Having taken an early 2-0 lead through Mohamed Salah and Naby Keita, Klopp’s side were pegged back.
Having taken an early 2-0 lead through Mohamed Salah and Naby Keita, Klopp’s side were pegged back by an Antoine Griezmann double before half-time.
Griezmann was sent off after the break to give Liverpool a numerical advantage and Salah’s penalty put them ahead with 12 minutes to go.
But it still required a reversal of his decision to award Atletico a spot-kick by referee Daniel Siebert after reviewing the pitchside monitor for the visitors to make it three wins from three in Group B.
“We still had to defend with all we had because even with 10 men they were quite intense to play,” said Klopp.
“But the dirty three points are very often the most important, and they were dirty tonight of course.
“It was not our best football but we got them and that’s a big step.
“When these two teams face each other then some drama I would say is guaranteed. Both teams are proper fighting units, are used to fighting for the things they want to reach.
“The story of the game is a special one because you don’t very often go 2-0 up against Atletico after 13 minutes.
“The human brain can be your biggest enemy. We misunderstood that situation completely: we wanted to control the game in the wrong way, we played in the wrong spaces and obviously gave two cheap goals away.
“I told the boys at half-time, it’s really positive because we know much more now than we knew before the game about them, we just have to use the right spaces.
“That’s what we tried to do, but then obviously the game got even more dramatic because of the decisions and the things that happened.”
Victory not only gave Liverpool a five-point lead in their group, with them able to secure qualification next time out at home to Atletico, but extended their unbeaten run to 21 matches in all competitions, their longest sequence without defeat since a run of 24 from January to May 1989.

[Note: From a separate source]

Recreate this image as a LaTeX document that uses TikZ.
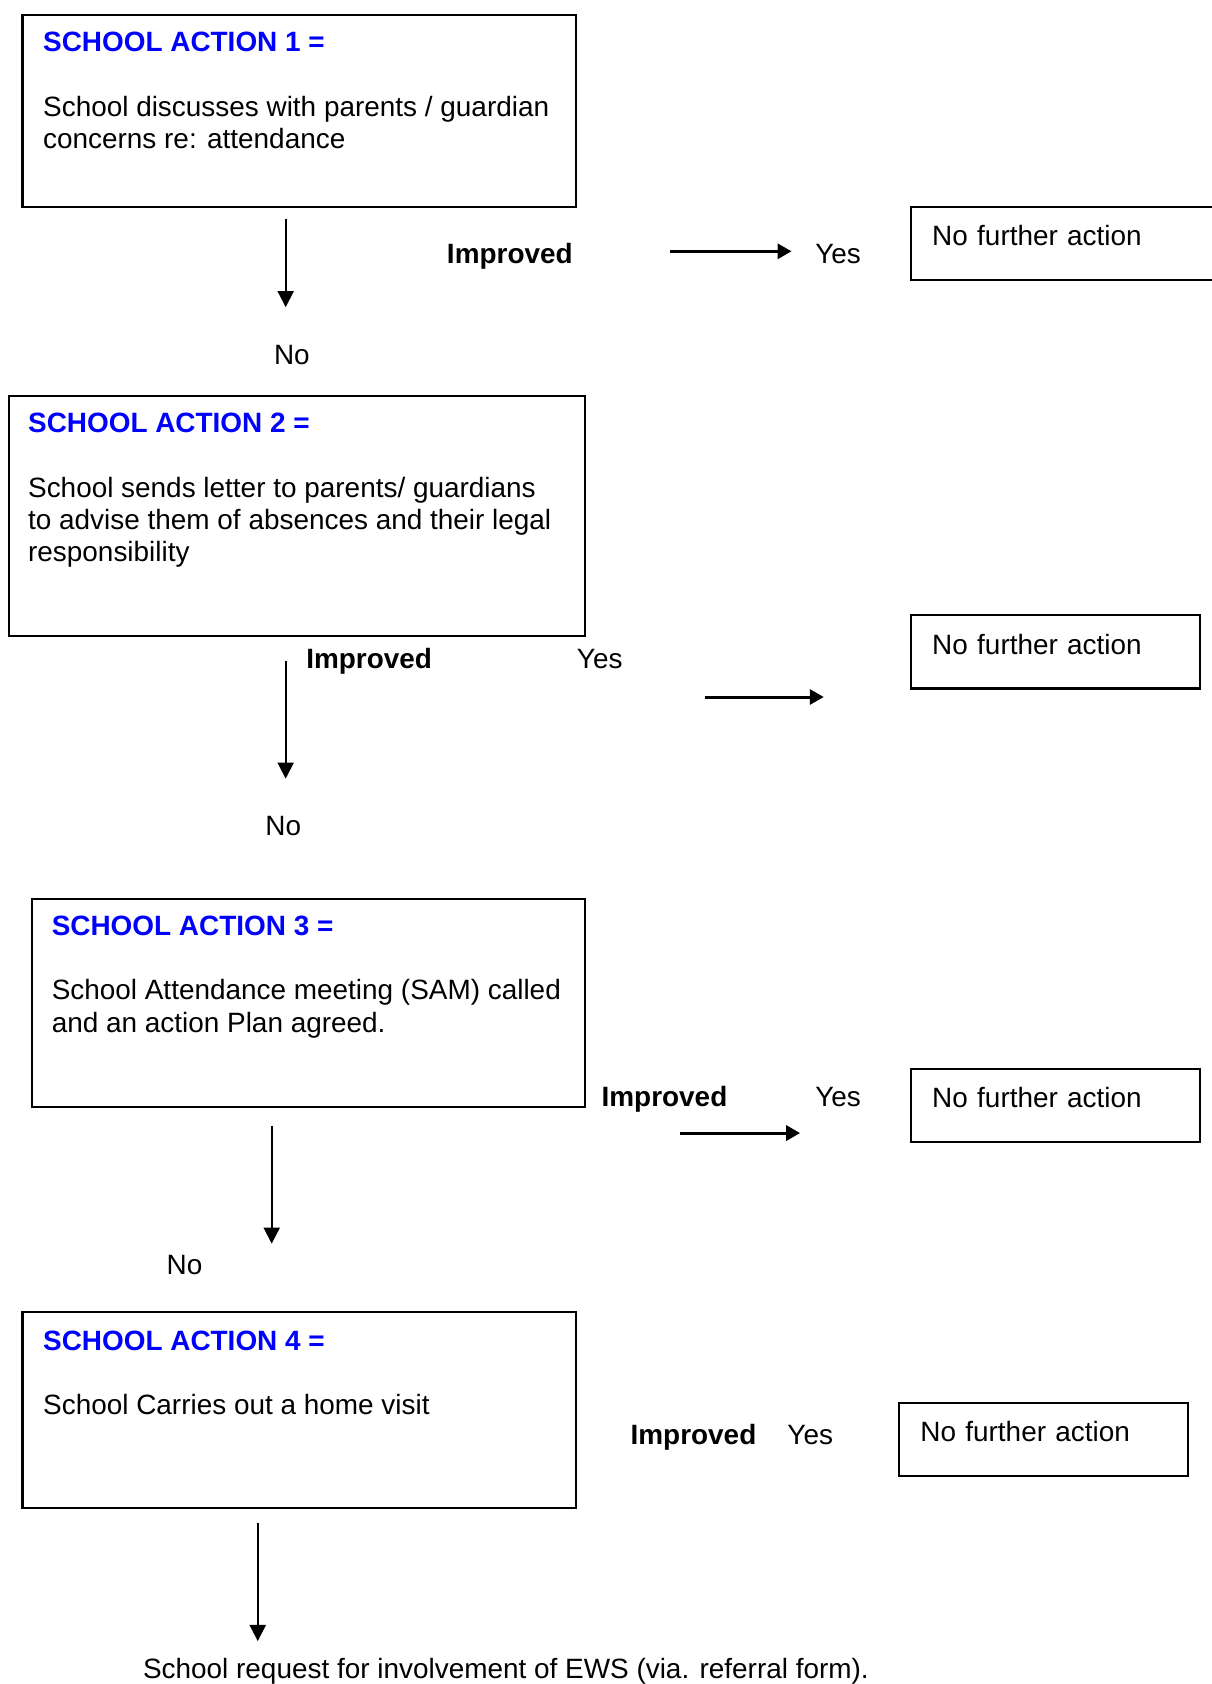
\documentclass[tikz,border=0pt]{standalone}
\usepackage{fontspec}
\setmainfont{Liberation Sans}
\usetikzlibrary{arrows.meta}
\newcommand{\acttitle}[1]{{\color{blue}\textbf{SCHOOL ACTION #1 =}}}

\begin{document}
\begin{tikzpicture}[x=1pt, y=-1pt,
  font=\fontsize{26}{30}\selectfont,
  actbox/.style={draw, line width=2pt, anchor=north west, inner sep=0pt},
  acttext/.style={anchor=north west, inner sep=0pt, align=left},
  nfa/.style={draw, line width=2pt, anchor=north west, inner xsep=20pt, inner ysep=0pt,
    text height=36pt, text depth=32pt, text width=229pt, align=left},
  lbl/.style={anchor=base west, inner sep=0pt},
  noarr/.style={-{Triangle[length=15pt, width=15pt]}, line width=1.8pt},
  yesarr/.style={-{Triangle[length=13pt, width=14pt]}, line width=2.8pt}
]
  \useasboundingbox (0,0) rectangle (1128,1568);

  \node[actbox, minimum width=515pt, minimum height=179pt] (sa1) at (20,13) {};
  \node[acttext] (t1) at (40,29.7) {
    \acttitle{1}\\[30pt]
    School discusses with parents / guardian\\
    concerns re: attendance
  };
  \node[lbl, font=\fontsize{26}{30}\selectfont\bfseries] (imp1) at (416,245) {Improved};
  \node[lbl] (yes1) at (759,245) {Yes};
  \node[nfa, text width=300pt] (nfa1) at (847,192) {No further action};
  \node[lbl] (no1) at (255,339) {No};

  \node[actbox, minimum width=537pt, minimum height=223pt] (sa2) at (7,368) {};
  \node[acttext] (t2) at (26,384.7) {
    \acttitle{2}\\[30pt]
    School sends letter to parents/ guardians\\
    to advise them of absences and their legal\\
    responsibility
  };
  \node[lbl, font=\fontsize{26}{30}\selectfont\bfseries] (imp2) at (285,622) {Improved};
  \node[lbl] (yes2) at (537,622) {Yes};
  \node[nfa] (nfa2) at (847,572) {No further action};
  \node[lbl] (no2) at (247,778) {No};

  \node[actbox, minimum width=515pt, minimum height=194pt] (sa3) at (29,836) {};
  \node[acttext] (t3) at (48,852.7) {
    \acttitle{3}\\[30pt]
    School Attendance meeting (SAM) called\\
    and an action Plan agreed.
  };
  \node[lbl, font=\fontsize{26}{30}\selectfont\bfseries] (imp3) at (560,1030) {Improved};
  \node[lbl] (yes3) at (759,1030) {Yes};
  \node[nfa] (nfa3) at (847,994) {No further action};
  \node[lbl] (no3) at (155,1187) {No};

  \node[actbox, minimum width=515pt, minimum height=182pt] (sa4) at (20,1221) {};
  \node[acttext] (t4) at (40,1238.7) {
    \acttitle{4}\\[30pt]
    School Carries out a home visit
  };
  \node[lbl, font=\fontsize{26}{30}\selectfont\bfseries] (imp4) at (587,1345) {Improved};
  \node[lbl] (yes4) at (733,1345) {Yes};
  \node[nfa] (nfa4) at (836,1305) {No further action};
  \node[lbl] (ews) at (133,1563) {School request for involvement of EWS (via. referral form).};

  \coordinate (d1a) at (266,204);   \coordinate (d1b) at (266,286);
  \coordinate (r1a) at (624,234);   \coordinate (r1b) at (737,234);
  \coordinate (d2a) at (266,615);   \coordinate (d2b) at (266,725);
  \coordinate (r2a) at (656,649);   \coordinate (r2b) at (767,649);
  \coordinate (d3a) at (253,1048);  \coordinate (d3b) at (253,1158);
  \coordinate (r3a) at (633,1055);  \coordinate (r3b) at (745,1055);
  \coordinate (d4a) at (240,1418);  \coordinate (d4b) at (240,1528);

  \draw[noarr] (d1a) -- (d1b);
  \draw[yesarr] (r1a) -- (r1b);
  \draw[noarr] (d2a) -- (d2b);
  \draw[yesarr] (r2a) -- (r2b);
  \draw[noarr] (d3a) -- (d3b);
  \draw[yesarr] (r3a) -- (r3b);
  \draw[noarr] (d4a) -- (d4b);
\end{tikzpicture}
\end{document}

Salah’s two goals took him to 31 in the Champions League for the club, passing Steven Gerrard’s record to become the Reds’ leading scorer in Europe’s premier competition.
By taking his tally to 12 in 11 matches the Egypt international also set another record, becoming the first Liverpool player to score in nine consecutive matches.
Griezmann’s sending-off and the overturned penalty were the final straw for Atleti boss Diego Simeone who ran down the tunnel at the end without shaking hands – much to Klopp’s initial annoyance.
However, by the time he arrived at his post-match press conference the German had a more rounded view of the incident.
“I wanted to shake his and, he was running off. I could have turned around but I was as emotional as he was,” said Klopp.
“I don’t think he did anything wrong and I am not overly happy with my reaction but that’s not too bad as well.
“We didn’t speak during the game but we were calm in most situations in a very intense game.
“But next time we see each other, we will definitely shake hands.”
Simeone saw enough in the performance to take some positives from the game but that did not take away the pain of defeat.
“I’m not happy, because I’m happy when I win, even if I play badly,” he said.
“We had clear chances against Liverpool. I don’t know if Liverpool have defended like this before.”
On the games contentious incidents which got him so animated on the touchline, he added: “On the field I can get angry, complain, but I accept the decisions.
“I don’t think it (Griezmann’s red card) hurt us. The referee did very well.”